> **Aim**
Tally the lines in the data that follows that include the word "this", and report nothing but the total.

Figure scripts:
──────
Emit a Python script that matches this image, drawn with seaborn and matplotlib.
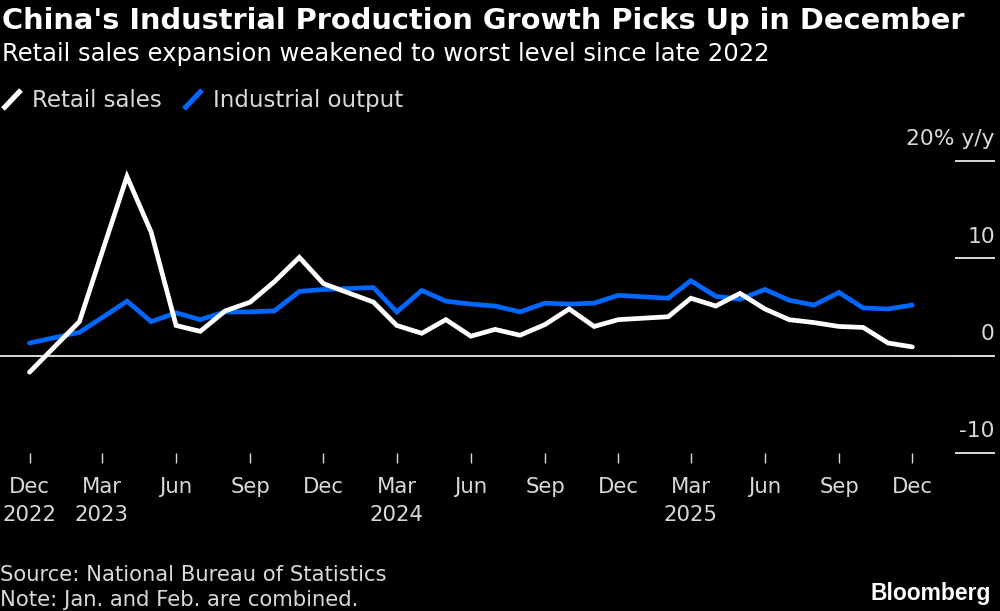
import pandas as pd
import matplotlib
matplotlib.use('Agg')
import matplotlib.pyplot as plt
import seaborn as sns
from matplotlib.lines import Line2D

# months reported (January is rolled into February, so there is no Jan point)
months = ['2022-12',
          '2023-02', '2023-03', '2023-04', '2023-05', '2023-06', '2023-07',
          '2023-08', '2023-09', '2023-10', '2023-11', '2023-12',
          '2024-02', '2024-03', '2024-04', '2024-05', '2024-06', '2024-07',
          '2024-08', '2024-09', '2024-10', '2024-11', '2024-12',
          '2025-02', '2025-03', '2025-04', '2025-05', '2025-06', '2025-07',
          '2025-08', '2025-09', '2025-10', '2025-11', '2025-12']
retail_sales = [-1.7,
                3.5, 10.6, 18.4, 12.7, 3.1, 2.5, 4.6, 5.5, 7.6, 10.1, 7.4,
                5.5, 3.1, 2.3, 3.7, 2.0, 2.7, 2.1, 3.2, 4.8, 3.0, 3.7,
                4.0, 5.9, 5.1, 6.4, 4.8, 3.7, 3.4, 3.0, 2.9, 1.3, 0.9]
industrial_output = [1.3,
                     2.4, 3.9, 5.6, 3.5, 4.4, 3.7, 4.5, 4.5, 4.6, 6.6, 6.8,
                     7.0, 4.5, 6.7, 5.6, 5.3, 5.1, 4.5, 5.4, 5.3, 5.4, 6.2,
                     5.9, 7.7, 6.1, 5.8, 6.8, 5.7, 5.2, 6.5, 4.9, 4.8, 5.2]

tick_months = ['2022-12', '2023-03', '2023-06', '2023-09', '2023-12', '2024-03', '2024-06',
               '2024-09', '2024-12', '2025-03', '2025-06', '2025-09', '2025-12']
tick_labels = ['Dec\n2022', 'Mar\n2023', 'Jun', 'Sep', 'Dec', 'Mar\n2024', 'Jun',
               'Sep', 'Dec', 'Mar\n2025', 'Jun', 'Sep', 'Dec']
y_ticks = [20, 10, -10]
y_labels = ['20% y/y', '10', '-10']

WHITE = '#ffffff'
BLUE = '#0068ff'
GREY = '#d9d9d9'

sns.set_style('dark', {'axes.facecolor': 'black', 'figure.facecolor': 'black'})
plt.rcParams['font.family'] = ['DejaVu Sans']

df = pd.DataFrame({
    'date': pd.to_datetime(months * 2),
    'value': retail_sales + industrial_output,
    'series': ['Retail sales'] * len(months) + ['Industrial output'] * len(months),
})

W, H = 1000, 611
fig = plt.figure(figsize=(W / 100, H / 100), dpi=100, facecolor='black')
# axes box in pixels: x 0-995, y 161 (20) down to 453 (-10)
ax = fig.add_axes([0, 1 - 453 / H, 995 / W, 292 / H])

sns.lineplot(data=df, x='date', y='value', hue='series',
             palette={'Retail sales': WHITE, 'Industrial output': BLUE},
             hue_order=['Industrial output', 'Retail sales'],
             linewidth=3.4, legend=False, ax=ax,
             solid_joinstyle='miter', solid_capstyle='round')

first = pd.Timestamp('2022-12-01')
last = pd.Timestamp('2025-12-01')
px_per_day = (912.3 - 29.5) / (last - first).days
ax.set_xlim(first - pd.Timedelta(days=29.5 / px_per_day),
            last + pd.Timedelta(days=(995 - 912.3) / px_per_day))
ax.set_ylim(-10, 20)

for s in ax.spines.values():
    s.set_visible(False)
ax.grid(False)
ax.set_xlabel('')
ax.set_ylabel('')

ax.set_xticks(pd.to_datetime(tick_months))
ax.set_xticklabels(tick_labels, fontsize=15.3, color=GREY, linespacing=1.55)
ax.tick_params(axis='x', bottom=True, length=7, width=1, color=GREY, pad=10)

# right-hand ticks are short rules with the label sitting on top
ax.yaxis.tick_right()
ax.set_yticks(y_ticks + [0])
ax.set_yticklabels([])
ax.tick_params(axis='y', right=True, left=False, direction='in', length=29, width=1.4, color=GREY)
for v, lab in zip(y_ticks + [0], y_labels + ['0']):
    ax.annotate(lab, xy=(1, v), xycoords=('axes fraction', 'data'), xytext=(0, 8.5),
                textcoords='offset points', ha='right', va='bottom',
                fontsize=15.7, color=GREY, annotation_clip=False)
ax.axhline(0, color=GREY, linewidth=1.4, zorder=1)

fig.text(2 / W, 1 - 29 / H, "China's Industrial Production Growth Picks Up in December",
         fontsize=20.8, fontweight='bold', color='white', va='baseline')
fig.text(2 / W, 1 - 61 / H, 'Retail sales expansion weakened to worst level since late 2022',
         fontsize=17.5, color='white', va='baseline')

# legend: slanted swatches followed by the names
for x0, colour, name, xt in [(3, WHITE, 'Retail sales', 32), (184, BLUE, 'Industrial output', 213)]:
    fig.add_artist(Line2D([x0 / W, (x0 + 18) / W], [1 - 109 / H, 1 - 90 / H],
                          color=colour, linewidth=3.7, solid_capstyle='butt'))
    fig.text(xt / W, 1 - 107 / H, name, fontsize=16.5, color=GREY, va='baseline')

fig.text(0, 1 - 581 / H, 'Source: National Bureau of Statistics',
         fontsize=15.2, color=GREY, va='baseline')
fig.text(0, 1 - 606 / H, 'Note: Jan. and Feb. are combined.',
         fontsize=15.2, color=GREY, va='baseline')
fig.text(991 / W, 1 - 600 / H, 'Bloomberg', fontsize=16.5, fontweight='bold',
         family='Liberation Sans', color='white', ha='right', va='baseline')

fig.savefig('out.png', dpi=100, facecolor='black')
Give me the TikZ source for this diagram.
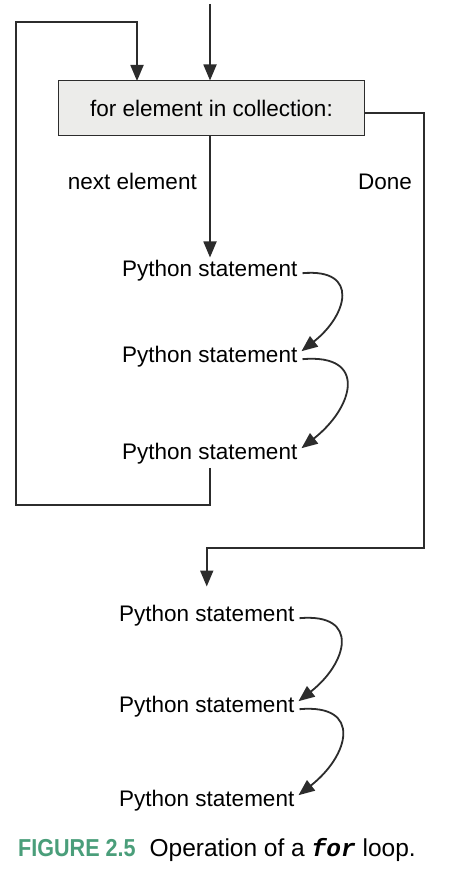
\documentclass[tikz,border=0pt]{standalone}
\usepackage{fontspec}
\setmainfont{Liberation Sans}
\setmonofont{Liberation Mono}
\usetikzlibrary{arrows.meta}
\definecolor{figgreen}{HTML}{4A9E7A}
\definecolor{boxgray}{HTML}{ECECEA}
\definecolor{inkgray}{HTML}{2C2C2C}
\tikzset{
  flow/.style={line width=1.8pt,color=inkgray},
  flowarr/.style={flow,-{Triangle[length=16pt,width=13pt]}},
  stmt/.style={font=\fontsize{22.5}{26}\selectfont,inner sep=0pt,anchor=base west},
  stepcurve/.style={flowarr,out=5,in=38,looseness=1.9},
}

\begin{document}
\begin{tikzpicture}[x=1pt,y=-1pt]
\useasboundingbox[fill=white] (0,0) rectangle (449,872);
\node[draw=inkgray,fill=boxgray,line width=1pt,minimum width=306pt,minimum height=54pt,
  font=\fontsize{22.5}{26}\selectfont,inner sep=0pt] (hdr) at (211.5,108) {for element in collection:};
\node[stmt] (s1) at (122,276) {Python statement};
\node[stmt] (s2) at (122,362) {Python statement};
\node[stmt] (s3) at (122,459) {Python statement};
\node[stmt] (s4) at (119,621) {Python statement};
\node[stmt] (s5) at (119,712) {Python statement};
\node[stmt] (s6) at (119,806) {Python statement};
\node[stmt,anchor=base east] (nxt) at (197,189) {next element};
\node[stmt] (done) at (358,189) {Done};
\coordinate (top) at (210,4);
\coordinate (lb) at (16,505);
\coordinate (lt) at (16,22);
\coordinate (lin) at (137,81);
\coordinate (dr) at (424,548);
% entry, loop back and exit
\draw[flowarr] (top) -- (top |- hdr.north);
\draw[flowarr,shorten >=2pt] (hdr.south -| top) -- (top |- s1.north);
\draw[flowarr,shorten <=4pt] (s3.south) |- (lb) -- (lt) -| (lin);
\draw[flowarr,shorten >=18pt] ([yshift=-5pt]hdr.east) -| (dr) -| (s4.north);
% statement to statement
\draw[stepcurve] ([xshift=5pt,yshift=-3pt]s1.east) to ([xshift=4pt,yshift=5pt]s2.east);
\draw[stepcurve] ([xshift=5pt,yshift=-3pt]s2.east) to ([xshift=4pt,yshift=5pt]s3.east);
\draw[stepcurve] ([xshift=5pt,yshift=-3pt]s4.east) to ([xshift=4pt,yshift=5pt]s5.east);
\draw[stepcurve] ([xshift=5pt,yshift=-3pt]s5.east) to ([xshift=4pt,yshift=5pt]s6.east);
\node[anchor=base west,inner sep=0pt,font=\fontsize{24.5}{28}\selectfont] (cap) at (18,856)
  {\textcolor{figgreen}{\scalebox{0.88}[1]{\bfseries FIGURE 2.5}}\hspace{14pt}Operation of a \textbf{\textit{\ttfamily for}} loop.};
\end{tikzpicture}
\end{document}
──────
> **Solution below**
2